**TASK PROMPT**
Extract the run of lines that starts at the top of the records below and ends at the line with "ax = fig.add_axes([370", keeping both ends and excluding pictures.
--
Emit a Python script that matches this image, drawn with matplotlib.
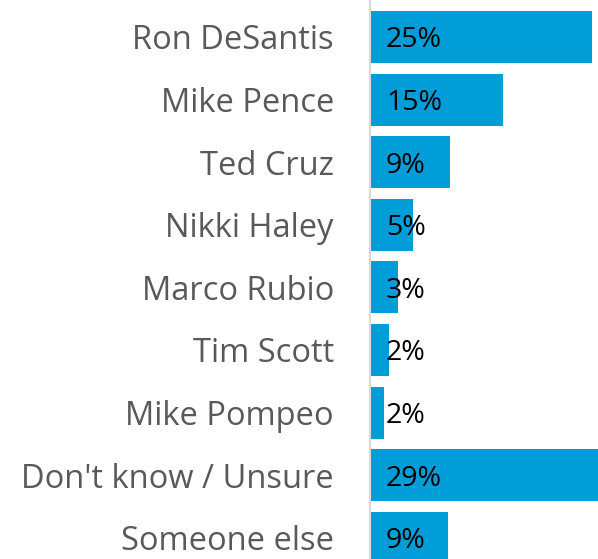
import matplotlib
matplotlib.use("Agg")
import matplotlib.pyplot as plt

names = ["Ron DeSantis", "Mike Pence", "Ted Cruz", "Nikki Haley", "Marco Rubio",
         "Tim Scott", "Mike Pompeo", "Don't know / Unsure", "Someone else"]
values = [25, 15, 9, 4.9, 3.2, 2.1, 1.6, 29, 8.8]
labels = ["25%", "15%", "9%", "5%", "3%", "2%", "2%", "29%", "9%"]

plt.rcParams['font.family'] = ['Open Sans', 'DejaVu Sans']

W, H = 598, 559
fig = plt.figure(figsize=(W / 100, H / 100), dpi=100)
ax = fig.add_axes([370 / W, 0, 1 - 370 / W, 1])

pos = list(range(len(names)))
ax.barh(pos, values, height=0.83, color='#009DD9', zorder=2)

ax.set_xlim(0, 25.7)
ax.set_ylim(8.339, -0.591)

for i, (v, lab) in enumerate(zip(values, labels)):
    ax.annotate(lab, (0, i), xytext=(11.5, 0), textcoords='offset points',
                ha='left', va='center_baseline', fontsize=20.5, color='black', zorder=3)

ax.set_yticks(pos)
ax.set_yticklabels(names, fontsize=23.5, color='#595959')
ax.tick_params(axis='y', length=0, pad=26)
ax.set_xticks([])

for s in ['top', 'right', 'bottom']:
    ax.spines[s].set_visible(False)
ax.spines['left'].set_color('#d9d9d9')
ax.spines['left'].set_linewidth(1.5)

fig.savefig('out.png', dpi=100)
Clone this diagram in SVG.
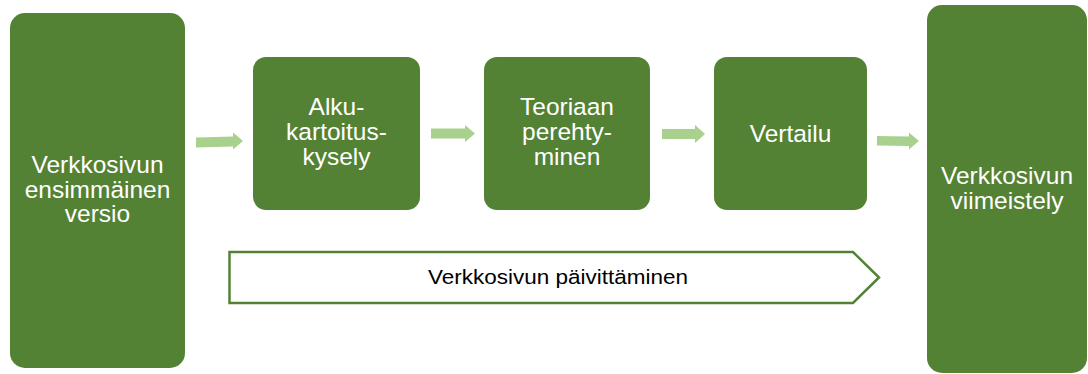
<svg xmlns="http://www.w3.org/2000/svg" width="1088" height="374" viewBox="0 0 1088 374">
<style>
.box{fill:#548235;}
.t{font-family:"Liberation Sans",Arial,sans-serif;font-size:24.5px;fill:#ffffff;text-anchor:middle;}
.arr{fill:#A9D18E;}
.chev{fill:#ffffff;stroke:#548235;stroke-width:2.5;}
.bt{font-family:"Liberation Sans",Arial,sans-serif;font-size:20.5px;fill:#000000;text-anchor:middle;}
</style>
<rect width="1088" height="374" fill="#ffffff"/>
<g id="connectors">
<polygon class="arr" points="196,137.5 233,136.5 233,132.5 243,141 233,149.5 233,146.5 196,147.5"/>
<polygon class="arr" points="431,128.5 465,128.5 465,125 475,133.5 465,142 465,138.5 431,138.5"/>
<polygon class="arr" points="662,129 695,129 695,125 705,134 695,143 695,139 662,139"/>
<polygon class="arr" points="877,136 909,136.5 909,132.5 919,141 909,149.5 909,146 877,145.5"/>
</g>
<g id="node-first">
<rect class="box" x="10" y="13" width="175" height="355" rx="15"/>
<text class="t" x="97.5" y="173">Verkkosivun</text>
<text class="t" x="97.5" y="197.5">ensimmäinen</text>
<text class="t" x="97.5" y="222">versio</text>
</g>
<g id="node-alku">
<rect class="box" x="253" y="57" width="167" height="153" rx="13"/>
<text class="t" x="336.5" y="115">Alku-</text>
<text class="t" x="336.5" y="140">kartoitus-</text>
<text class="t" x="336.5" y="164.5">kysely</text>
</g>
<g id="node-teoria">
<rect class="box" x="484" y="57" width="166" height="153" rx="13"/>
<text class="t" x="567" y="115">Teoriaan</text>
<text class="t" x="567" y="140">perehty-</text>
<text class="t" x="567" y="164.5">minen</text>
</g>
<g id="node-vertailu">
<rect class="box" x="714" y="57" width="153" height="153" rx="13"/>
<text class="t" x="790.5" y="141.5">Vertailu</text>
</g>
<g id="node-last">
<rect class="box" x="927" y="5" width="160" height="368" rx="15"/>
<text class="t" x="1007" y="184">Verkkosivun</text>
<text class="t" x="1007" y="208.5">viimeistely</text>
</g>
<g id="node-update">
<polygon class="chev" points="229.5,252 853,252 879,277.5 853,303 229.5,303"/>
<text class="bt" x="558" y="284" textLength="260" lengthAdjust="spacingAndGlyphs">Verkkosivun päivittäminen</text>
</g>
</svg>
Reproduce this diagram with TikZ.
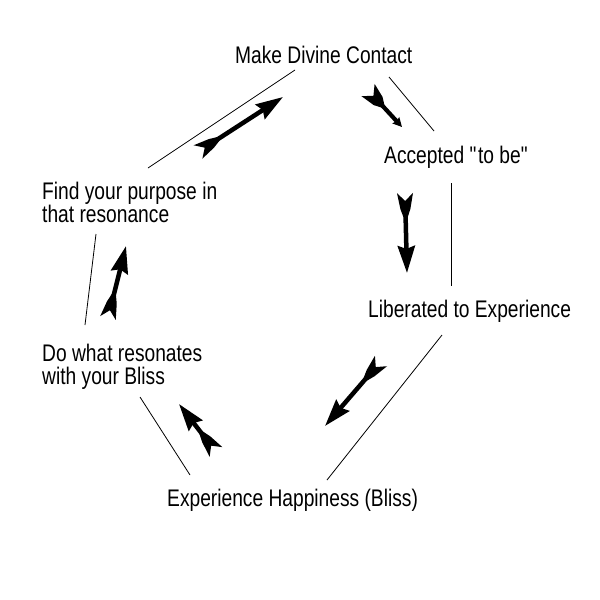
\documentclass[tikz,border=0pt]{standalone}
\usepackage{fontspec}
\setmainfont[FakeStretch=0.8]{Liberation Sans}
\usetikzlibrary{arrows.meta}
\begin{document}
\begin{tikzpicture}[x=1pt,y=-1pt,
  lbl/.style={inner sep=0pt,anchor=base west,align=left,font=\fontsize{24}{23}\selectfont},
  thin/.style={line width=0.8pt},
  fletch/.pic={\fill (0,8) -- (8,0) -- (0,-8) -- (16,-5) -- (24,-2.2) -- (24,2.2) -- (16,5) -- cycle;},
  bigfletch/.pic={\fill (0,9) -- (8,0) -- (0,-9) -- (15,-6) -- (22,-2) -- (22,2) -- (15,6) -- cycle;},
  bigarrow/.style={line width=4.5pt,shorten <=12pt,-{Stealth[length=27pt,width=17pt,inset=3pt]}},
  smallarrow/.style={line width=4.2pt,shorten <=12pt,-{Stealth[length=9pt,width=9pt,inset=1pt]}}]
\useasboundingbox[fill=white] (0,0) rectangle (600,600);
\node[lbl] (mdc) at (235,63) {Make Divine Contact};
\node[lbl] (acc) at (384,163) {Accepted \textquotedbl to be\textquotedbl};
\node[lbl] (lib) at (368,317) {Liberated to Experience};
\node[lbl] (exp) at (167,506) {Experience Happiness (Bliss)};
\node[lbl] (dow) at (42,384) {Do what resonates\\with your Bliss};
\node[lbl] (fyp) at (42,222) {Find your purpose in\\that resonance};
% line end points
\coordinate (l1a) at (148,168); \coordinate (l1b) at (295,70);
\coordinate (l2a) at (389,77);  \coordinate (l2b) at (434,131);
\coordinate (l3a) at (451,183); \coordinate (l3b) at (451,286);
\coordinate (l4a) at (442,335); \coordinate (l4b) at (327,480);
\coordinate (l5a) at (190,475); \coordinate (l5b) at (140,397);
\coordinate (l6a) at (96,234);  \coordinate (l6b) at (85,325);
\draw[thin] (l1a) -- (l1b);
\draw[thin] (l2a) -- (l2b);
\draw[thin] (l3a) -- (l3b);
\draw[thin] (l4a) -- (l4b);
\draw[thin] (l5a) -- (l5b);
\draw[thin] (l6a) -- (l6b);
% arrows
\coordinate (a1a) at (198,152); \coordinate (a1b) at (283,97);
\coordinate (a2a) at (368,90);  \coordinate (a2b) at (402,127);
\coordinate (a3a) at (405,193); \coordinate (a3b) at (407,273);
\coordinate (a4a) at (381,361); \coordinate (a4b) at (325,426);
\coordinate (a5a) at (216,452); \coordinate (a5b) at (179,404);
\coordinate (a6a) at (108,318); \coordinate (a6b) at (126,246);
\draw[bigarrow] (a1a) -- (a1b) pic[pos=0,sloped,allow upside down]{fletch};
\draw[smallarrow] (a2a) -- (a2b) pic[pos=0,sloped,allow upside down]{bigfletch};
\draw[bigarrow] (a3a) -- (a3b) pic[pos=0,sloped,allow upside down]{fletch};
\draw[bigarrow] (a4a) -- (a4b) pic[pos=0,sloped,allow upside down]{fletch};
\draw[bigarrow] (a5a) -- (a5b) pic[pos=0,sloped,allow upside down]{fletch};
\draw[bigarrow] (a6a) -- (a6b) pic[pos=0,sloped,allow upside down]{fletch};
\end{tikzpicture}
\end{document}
--
**EXPECTED ANSWER**
Emit a Python script that matches this image, drawn with matplotlib.
import matplotlib
matplotlib.use("Agg")
import matplotlib.pyplot as plt

names = ["Ron DeSantis", "Mike Pence", "Ted Cruz", "Nikki Haley", "Marco Rubio",
         "Tim Scott", "Mike Pompeo", "Don't know / Unsure", "Someone else"]
values = [25, 15, 9, 4.9, 3.2, 2.1, 1.6, 29, 8.8]
labels = ["25%", "15%", "9%", "5%", "3%", "2%", "2%", "29%", "9%"]

plt.rcParams['font.family'] = ['Open Sans', 'DejaVu Sans']

W, H = 598, 559
fig = plt.figure(figsize=(W / 100, H / 100), dpi=100)
ax = fig.add_axes([370 / W, 0, 1 - 370 / W, 1])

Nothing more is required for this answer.